What the task requires
Repeat exactly the lines of the listing below, please, starting with the first and ending with the line containing "(hd2B) at (865,539);"; leave out the rest.

Given information
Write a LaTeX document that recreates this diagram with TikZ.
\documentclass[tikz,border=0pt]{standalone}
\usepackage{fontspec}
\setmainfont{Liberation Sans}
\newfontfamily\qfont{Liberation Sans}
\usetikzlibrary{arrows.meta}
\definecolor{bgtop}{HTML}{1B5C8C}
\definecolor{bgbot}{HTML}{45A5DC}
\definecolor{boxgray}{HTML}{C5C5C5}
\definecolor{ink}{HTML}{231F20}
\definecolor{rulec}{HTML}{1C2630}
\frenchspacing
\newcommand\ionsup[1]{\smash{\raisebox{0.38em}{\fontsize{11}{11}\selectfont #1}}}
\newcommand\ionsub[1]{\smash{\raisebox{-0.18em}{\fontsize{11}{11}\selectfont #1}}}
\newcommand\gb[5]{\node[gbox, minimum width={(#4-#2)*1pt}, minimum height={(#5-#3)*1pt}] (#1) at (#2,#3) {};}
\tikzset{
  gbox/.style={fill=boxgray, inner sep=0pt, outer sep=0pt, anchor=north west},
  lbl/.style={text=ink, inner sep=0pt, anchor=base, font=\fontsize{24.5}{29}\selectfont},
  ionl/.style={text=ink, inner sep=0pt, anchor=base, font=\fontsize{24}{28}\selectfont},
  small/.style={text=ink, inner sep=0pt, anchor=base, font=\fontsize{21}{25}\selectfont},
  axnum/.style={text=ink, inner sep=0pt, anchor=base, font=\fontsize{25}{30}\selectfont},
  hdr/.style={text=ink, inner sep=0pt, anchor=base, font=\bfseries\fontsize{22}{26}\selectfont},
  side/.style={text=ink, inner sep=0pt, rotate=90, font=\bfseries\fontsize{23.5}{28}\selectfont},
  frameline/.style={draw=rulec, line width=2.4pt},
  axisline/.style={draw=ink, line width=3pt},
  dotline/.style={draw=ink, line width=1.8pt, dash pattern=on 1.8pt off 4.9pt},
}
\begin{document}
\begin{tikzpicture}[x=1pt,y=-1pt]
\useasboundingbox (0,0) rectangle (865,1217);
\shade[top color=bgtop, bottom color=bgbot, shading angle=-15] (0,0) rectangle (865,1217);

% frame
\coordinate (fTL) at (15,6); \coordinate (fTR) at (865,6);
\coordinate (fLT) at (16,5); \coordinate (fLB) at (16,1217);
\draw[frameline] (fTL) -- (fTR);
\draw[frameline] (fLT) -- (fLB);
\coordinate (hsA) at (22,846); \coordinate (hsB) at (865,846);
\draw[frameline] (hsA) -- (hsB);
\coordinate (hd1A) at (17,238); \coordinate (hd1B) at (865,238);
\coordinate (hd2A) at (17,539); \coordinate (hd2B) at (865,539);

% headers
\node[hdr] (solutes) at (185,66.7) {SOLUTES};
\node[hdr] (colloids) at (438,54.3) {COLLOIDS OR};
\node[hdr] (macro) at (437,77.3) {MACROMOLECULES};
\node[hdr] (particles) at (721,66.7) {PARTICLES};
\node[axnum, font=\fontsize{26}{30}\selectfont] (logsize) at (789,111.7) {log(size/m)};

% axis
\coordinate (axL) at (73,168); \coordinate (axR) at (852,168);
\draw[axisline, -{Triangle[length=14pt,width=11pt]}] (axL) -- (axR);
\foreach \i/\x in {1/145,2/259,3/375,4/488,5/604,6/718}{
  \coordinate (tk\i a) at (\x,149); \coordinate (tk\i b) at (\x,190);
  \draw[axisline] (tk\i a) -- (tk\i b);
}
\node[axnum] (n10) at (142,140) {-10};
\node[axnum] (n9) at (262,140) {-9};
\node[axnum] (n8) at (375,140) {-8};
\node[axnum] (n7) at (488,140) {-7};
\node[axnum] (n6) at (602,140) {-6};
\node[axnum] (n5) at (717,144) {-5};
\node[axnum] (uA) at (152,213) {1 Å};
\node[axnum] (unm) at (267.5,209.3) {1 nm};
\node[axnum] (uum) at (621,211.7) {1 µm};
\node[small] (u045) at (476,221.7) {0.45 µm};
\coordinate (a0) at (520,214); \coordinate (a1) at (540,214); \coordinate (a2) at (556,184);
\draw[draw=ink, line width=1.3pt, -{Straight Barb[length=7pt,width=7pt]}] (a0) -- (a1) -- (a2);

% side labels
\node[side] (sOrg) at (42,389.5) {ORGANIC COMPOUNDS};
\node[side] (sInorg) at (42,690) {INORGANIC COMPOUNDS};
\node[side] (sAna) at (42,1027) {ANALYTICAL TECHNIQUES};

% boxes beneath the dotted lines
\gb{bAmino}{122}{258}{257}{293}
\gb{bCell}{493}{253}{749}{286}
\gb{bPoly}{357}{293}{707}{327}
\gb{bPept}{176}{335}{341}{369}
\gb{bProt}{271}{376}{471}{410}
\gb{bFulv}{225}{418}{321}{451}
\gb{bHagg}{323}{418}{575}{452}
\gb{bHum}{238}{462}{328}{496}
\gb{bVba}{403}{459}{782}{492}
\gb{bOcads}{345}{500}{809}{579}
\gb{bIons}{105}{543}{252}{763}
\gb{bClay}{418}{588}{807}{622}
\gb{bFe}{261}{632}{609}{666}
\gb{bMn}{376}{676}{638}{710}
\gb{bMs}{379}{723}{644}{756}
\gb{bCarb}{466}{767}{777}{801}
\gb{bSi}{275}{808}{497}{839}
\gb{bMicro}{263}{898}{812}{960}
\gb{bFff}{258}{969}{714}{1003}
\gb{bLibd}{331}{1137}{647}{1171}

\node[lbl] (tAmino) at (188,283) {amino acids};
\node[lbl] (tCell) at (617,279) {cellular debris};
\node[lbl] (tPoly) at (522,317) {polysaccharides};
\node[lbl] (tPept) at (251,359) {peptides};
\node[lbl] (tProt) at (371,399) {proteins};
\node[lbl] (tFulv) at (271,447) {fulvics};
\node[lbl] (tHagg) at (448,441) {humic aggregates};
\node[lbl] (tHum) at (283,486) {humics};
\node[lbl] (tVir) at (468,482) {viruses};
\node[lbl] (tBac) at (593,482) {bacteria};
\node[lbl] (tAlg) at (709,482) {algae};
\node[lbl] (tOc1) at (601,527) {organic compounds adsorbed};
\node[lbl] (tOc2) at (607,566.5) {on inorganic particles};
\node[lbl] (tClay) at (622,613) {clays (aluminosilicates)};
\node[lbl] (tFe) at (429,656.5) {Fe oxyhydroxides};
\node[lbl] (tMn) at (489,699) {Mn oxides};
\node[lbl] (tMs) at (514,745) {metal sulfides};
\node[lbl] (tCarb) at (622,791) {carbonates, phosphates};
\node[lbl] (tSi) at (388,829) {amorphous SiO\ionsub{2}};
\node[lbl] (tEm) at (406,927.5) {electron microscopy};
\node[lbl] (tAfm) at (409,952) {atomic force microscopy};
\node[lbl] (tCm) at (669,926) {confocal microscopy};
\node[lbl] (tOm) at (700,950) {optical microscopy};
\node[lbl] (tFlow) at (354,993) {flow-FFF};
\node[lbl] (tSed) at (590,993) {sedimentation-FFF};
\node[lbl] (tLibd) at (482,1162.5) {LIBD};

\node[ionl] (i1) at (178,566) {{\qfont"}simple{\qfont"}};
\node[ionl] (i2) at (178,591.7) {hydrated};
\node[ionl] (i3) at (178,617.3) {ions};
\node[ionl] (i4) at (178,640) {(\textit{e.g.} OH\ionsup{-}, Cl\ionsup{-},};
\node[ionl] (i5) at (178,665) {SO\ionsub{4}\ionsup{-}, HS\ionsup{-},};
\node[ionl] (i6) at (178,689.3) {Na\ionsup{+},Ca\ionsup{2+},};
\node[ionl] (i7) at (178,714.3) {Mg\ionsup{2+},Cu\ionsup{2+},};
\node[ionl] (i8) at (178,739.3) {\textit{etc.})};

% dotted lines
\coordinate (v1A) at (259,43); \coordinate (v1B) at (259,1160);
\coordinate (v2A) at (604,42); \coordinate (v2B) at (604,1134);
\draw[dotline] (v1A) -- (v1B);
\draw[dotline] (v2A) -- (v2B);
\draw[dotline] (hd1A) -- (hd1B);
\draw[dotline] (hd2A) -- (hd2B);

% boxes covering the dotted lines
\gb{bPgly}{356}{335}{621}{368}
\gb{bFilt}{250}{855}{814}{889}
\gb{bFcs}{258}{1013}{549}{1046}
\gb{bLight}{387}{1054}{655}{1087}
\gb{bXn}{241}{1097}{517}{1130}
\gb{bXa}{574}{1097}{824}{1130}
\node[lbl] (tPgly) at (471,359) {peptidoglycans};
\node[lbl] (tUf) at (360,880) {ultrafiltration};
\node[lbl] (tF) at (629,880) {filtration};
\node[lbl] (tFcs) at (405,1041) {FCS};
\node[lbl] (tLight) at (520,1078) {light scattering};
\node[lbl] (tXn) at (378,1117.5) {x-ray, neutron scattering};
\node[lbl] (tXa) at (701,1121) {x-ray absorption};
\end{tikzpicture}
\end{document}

Completed task
Write a LaTeX document that recreates this diagram with TikZ.
\documentclass[tikz,border=0pt]{standalone}
\usepackage{fontspec}
\setmainfont{Liberation Sans}
\newfontfamily\qfont{Liberation Sans}
\usetikzlibrary{arrows.meta}
\definecolor{bgtop}{HTML}{1B5C8C}
\definecolor{bgbot}{HTML}{45A5DC}
\definecolor{boxgray}{HTML}{C5C5C5}
\definecolor{ink}{HTML}{231F20}
\definecolor{rulec}{HTML}{1C2630}
\frenchspacing
\newcommand\ionsup[1]{\smash{\raisebox{0.38em}{\fontsize{11}{11}\selectfont #1}}}
\newcommand\ionsub[1]{\smash{\raisebox{-0.18em}{\fontsize{11}{11}\selectfont #1}}}
\newcommand\gb[5]{\node[gbox, minimum width={(#4-#2)*1pt}, minimum height={(#5-#3)*1pt}] (#1) at (#2,#3) {};}
\tikzset{
  gbox/.style={fill=boxgray, inner sep=0pt, outer sep=0pt, anchor=north west},
  lbl/.style={text=ink, inner sep=0pt, anchor=base, font=\fontsize{24.5}{29}\selectfont},
  ionl/.style={text=ink, inner sep=0pt, anchor=base, font=\fontsize{24}{28}\selectfont},
  small/.style={text=ink, inner sep=0pt, anchor=base, font=\fontsize{21}{25}\selectfont},
  axnum/.style={text=ink, inner sep=0pt, anchor=base, font=\fontsize{25}{30}\selectfont},
  hdr/.style={text=ink, inner sep=0pt, anchor=base, font=\bfseries\fontsize{22}{26}\selectfont},
  side/.style={text=ink, inner sep=0pt, rotate=90, font=\bfseries\fontsize{23.5}{28}\selectfont},
  frameline/.style={draw=rulec, line width=2.4pt},
  axisline/.style={draw=ink, line width=3pt},
  dotline/.style={draw=ink, line width=1.8pt, dash pattern=on 1.8pt off 4.9pt},
}
\begin{document}
\begin{tikzpicture}[x=1pt,y=-1pt]
\useasboundingbox (0,0) rectangle (865,1217);
\shade[top color=bgtop, bottom color=bgbot, shading angle=-15] (0,0) rectangle (865,1217);

% frame
\coordinate (fTL) at (15,6); \coordinate (fTR) at (865,6);
\coordinate (fLT) at (16,5); \coordinate (fLB) at (16,1217);
\draw[frameline] (fTL) -- (fTR);
\draw[frameline] (fLT) -- (fLB);
\coordinate (hsA) at (22,846); \coordinate (hsB) at (865,846);
\draw[frameline] (hsA) -- (hsB);
\coordinate (hd1A) at (17,238); \coordinate (hd1B) at (865,238);
\coordinate (hd2A) at (17,539); \coordinate (hd2B) at (865,539);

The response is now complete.